= Oltremontani =

Oltremontani ("those from over the Alps") were those of the Franco-Flemish School of composers who dominated the musical landscape of Northern Italy during the middle of the sixteenth Century. The role of the oltremontani composers at the ducal courts of Italy was analogous to the dominance at the Spanish court of the Flemish chapel (capilla flamenca), and other composers of the Franco-Flemish School in Germany and France.

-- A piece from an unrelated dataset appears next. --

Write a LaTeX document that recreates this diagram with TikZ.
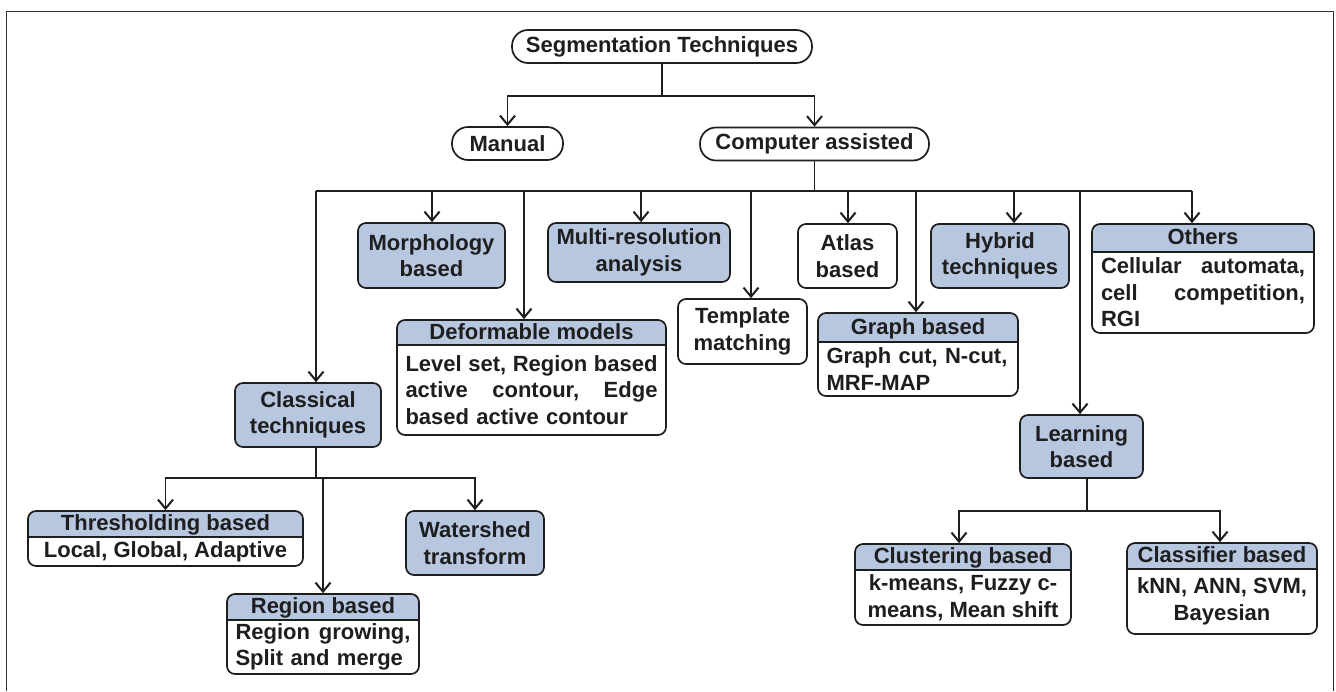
\documentclass[tikz,border=0pt]{standalone}
\usepackage{fontspec}
\usetikzlibrary{arrows.meta,positioning}
\newfontfamily\chartfont{Liberation Sans}
\definecolor{catblue}{RGB}{184,199,224}
\definecolor{inkgray}{RGB}{30,30,30}
\newcommand{\spreadline}[2]{\leavevmode\hbox to #1{#2}}

\tikzset{
  box/.style={draw=inkgray, line width=1.7pt, rounded corners=8pt, inner sep=0pt, align=center,
    font=\chartfont\bfseries\fontsize{22}{26.5}\selectfont, text=inkgray},
  pill/.style={box, rounded corners=16pt, fill=white, minimum height=33pt},
  catbox/.style={box, fill=catblue},
  plainbox/.style={box, fill=white},
  headbox/.style={box, fill=white, path picture={
      \fill[catblue, sharp corners] (path picture bounding box.north west) rectangle ([yshift=-#1]path picture bounding box.north east);
      \draw[inkgray, line width=1.7pt, sharp corners] ([yshift=-#1]path picture bounding box.north west) -- ([yshift=-#1]path picture bounding box.north east);}},
  txt/.style={inner sep=0pt, font=\chartfont\bfseries\fontsize{22}{26.5}\selectfont, text=inkgray},
  headtxt/.style={txt, text height=16pt, text depth=5pt},
  link/.style={draw=inkgray, line width=1.6pt},
  arr/.style={link, -{Straight Barb[length=9pt,width=15pt,line width=2pt]}},
}

\begin{document}
\begin{tikzpicture}[x=1pt, y=-1pt]
  \useasboundingbox (0,0) rectangle (1336,691);
  \draw[line width=1pt, black!80] (6.5,691) -- (6.5,11) -- (1333,11) -- (1333,691);

  \node[pill, minimum width=300pt] (seg) at (662,46.5) {Segmentation Techniques};
  \node[pill, minimum width=111pt] (manual) at (507.5,143.5) {Manual};
  \node[pill, minimum width=229pt] (comp) at (814.5,144) {Computer assisted};

  \node[catbox, minimum width=147pt, minimum height=65pt] (morph) at (431.5,255.5) {Morphology\\based};
  \node[catbox, minimum width=182pt, minimum height=59pt] (multi) at (639,252.5) {Multi-resolution\\analysis};
  \node[plainbox, minimum width=99pt, minimum height=64pt] (atlas) at (847.5,256) {Atlas\\based};
  \node[catbox, minimum width=138pt, minimum height=64pt] (hybrid) at (1000,256) {Hybrid\\techniques};
  \node[plainbox, minimum width=129pt, minimum height=65pt] (templ) at (742.5,331.5) {Template\\matching};
  \node[catbox, minimum width=146pt, minimum height=64pt] (classic) at (308,415) {Classical\\techniques};
  \node[catbox, minimum width=123pt, minimum height=63pt] (learn) at (1081.5,446.5) {Learning\\based};
  \node[catbox, minimum width=138pt, minimum height=64pt] (water) at (475,543) {Watershed\\transform};

  \node[headbox=28pt, minimum width=222pt, minimum height=109pt] (others) at (1203,278.5) {};
  \node[headtxt] (others-h) at (1203,239) {Others};
  \node[txt, text width=204pt, align=left] (others-b) at (1203,292.5)
    {\spreadline{204pt}{Cellular\hfill automata,}\\\spreadline{204pt}{cell\hfill competition,}\\RGI};

  \node[headbox=25pt, minimum width=269pt, minimum height=115pt] (deform) at (531.5,377.5) {};
  \node[headtxt] (deform-h) at (531.5,333.5) {Deformable models};
  \node[txt, text width=252pt, align=left] (deform-b) at (531.5,390)
    {\spreadline{252pt}{Level\hfill set,\hfill Region\hfill based}\\\spreadline{252pt}{active\hfill contour,\hfill Edge}\\based active contour};

  \node[headbox=29pt, minimum width=200pt, minimum height=83pt] (graph) at (918,354.5) {};
  \node[headtxt] (graph-h) at (918,328.5) {Graph based};
  \node[txt, text width=183pt, align=left] (graph-b) at (918,369) {Graph cut, N-cut,\\MRF-MAP};

  \node[headbox=26pt, minimum width=275pt, minimum height=55pt] (thresh) at (165.5,538.5) {};
  \node[headtxt] (thresh-h) at (165.5,525) {Thresholding based};
  \node[headtxt] (thresh-b) at (165.5,551.5) {Local, Global, Adaptive};

  \node[headbox=26pt, minimum width=192pt, minimum height=80pt] (region) at (323,634) {};
  \node[headtxt] (region-h) at (323,608) {Region based};
  \node[txt, text width=175pt, align=left] (region-b) at (323,647)
    {\spreadline{175pt}{Region\hfill growing,}\\Split and merge};

  \node[headbox=26pt, minimum width=216pt, minimum height=81pt] (cluster) at (963,584.5) {};
  \node[headtxt] (cluster-h) at (963,558) {Clustering based};
  \node[txt, align=center] (cluster-b) at (963,597.5) {k-means, Fuzzy c-\\means, Mean shift};

  \node[headbox=26pt, minimum width=190pt, minimum height=91pt] (classif) at (1222,588.5) {};
  \node[headtxt] (classif-h) at (1222,557) {Classifier based};
  \node[txt, align=center] (classif-b) at (1222,601.5) {kNN, ANN, SVM,\\Bayesian};

  \coordinate (tbus) at (662,96);
  \draw[arr] (seg.south) -- (tbus) -| (manual.north);
  \draw[arr] (tbus) -| (comp.north);

  \coordinate (cbus) at (814.5,191);
  \coordinate (cb-classic) at (316,191);
  \coordinate (cb-morph) at (432,191);
  \coordinate (cb-deform) at (524,191);
  \coordinate (cb-multi) at (641,191);
  \coordinate (cb-templ) at (751,191);
  \coordinate (cb-atlas) at (848,191);
  \coordinate (cb-graph) at (916,191);
  \coordinate (cb-hybrid) at (1014,191);
  \coordinate (cb-learn) at (1080,191);
  \coordinate (cb-others) at (1192,191);
  \draw[link] (comp.south) -- (cbus);
  \draw[link] (cb-classic) -- (cb-others);
  \draw[arr] (cb-classic) -- (cb-classic |- classic.north);
  \draw[arr] (cb-morph) -- (cb-morph |- morph.north);
  \draw[arr] (cb-deform) -- (cb-deform |- deform.north);
  \draw[arr] (cb-multi) -- (cb-multi |- multi.north);
  \draw[arr] (cb-templ) -- (cb-templ |- templ.north);
  \draw[arr] (cb-atlas) -- (cb-atlas |- atlas.north);
  \draw[arr] (cb-graph) -- (cb-graph |- graph.north);
  \draw[arr] (cb-hybrid) -- (cb-hybrid |- hybrid.north);
  \draw[arr] (cb-learn) -- (cb-learn |- learn.north);
  \draw[arr] (cb-others) -- (cb-others |- others.north);

  \coordinate (kbus) at (316,478);
  \draw[link] (cb-classic |- classic.south) -- (kbus);
  \draw[arr] (kbus) -| (thresh.north);
  \draw[arr] (kbus) -| (water.north);
  \draw[arr] (kbus) -| (region.north);

  \coordinate (lbus) at (1087,511);
  \draw[link] (lbus |- learn.south) -- (lbus);
  \draw[arr] (lbus) -| ([xshift=-4pt]cluster.north);
  \draw[arr] (lbus) -| ([xshift=-2pt]classif.north);
\end{tikzpicture}
\end{document}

In the sacred field the works of the Oltremontani are similar to the Ars Perfecta style of previous generations in the Low Countries, and to their countrymen in Spain and Germany. But in the field of secular music the Oltremontani, Flemish composers in Italy, were quick to progress and adapt Italian vernacular forms. It was partly the Flemish polyphonic "northern heritage" which raised the indigenous frottola and villota into the late-renaissance, early-baroque 4 and 5 voice madrigal and laid the foundation for Marenzio, Monteverdi and Carlo Gesualdo. The first madrigals for 3, 4 and 5 voices were primarily written by Flemish composers in Italy, such as Philippe Verdelot, in Florence, Jacques Arcadelt in Venice, though the first madrigal collection, in 1530, also included works by a native Italian, Costanzo Festa. The madrigal genre was taken up by Adrian Willaert, Cipriano de Rore, Giaches de Wert, Giovanni de Macque and, although he was based in Munich, the pan-European publishing phenomenon that was Orlando di Lasso.

The zenith of the influence of the Oltremontani can perhaps be indicated by the tenure of the Flemish musicians Albertus Francigena 1485–1491, Petrus De Fossis 1491–1527, and Adrian Willaert from 1527, in the preeminent post of maestro di cappella of St Mark's Basilica. Likewise the beginning of the end of that preeminence is signalled by the resignation of Cipriano de Rore from the same post in 1565, in favour of Gioseffe Zarlino, with Andrea Gabrieli as organist, both of whom were students of Willaert. Henceforth the Low Countries, and the rest of Europe, would look to Italy as the leaders in the musical innovation during the 17th Century.